Game of Thrones presenta un mosaico de personajes tan numeroso como el de una novela de Emile Zola o de Honoré de Balzac -a su manera la fantasía heroica es una gran heredera del realismo/naturalismo francés decimonónico en su pretensión de recrear mundos enteros llenos de personajes de los cuales rara vez emerge un subjetivismo predominante-, y tan sólo la sucinta presentación de los principales hizo que los primeros capítulos fueran acusados de una excesiva dispersión -y que Game of Thrones sea una serie más bien difícil de enganchar si no se la ve desde el principio-, pero hay algunas figuras que sobresalen, particularmente los dos rostros más conocidos de la serie, ambos veteranos de notorias películas de espadas y brujería. El primero, y sin dudas el eje de la serie (por ahora) es el del Señor de Winterfell, Eddard Ned Stark, interpretado por el inglés Sean Bean, un actor fácilmente reconocible por su rol como el ambiguo Boromir en la saga de El señor de los anillos y cuya presencia elegante y recia lo hace ideal para este tipo de papeles -algo aprovechado para su papel de Odiseo en Troya (Wolfgang Petersen, 2004) o el de capitán cristiano en la oscura parábola medieval de Black Death (Christopher Smith, 2010).

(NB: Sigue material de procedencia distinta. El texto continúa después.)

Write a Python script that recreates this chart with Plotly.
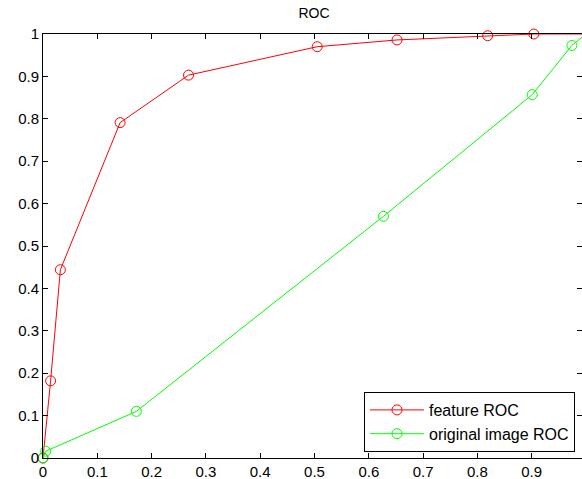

Pero hasta ahora el show viene robándoselo el actor enano Peter Linklage (también inglés), quien interpreta al algo libertino y siempre inteligente Tyrion Lannister. Linklage -cuya primera aparición notoria fue en un papel hilarante en Muerte en un funeral (Frank Oz, 2007), había hecho del malhumorado y caustico héroe enano Trumpkin en Las crónicas de Narnia: el príncipe Caspian (Andrew Adamson, 2008), pero su rol como Tyrion -aunque tiene algunos parecidos superficiales- es radicalmente distinto. Antes que nada no se trata de un soldado perteneciente a una raza de enanos, sino del hijo subestimado de una incestuosa familia de nobles -los Lannister-, caracterizados por su belleza física y sus habilidades marciales. Tyrion en cambio suple su tamaño e incapacidad en la batalla con un intelecto notable y una gran capacidad irónica que lo ayudan a atravesar las intrigas entre las casas en disputa, interpretadas por Linklage con una dignidad que lo convierte en un inesperado antihéroe que se ha llevado hasta ahora las mejores escenas de la serie.

Alrededor de ellos hay decenas de personajes que juegan sus cartas prefiriendo la conversación y las artimañas a la batalla, lo cual puede ser frustrante para quienes esperaban un troll furioso o un dragón de letal aliento en cada capítulo. Pero aquí el conjunto de responsables -desde HBO hasta el novelista George RR Martin- ha demostrado una gran concepción del ritmo y la administración; las escenas de violencia brutal o de sexo (bastante fuertes, sobre todo teniendo en cuenta que se presupone un público adolescente en buena parte) no son raras, pero no son inevitables en los capítulos, prefiriendo ante todo el desarrollo de las relaciones -más de poder que afectuosas- entre los personajes, y la cuidadosa construcción de una épica de largo aliento. En este aspecto tal vez no haya mejor ejemplo que Game of Thrones de la recientemente descubierta capacidad de la televisión de llevar los ritmos de una novela a lo audiovisual, sin apuros y sin golpes de efecto obligatorios, prefiriendo un buen diálogo -de los que hay muchos y muchas veces excelentes en la serie- a una resolución veloz a golpes de hacha.

Tal vez esto, una virtud para quien suscribe, sea también la característica más molesta de la serie: los 60 minutos de cada capítulo se hacen muy cortos si se los ve de uno en uno, y la espera de una semana por el próximo puede ser algo excesiva, aun si se sabe que la temporada entera consta de unos escasos diez episodios. Pero bueno, si uno se siente así es porque está enganchado, aprendiendo las virtudes del consumo dosificado y de los placeres no inmediatos. HBO ya ha anunciado la adaptación de otra de las novelas de la saga A Song of Ice and Fire para el año que viene, y Martin ya ha publicado cinco (más dos que vienen en camino); suficiente reserva como para satisfacer a cualquier jugador de Warcraft o a cualquier amante de las buenas narraciones.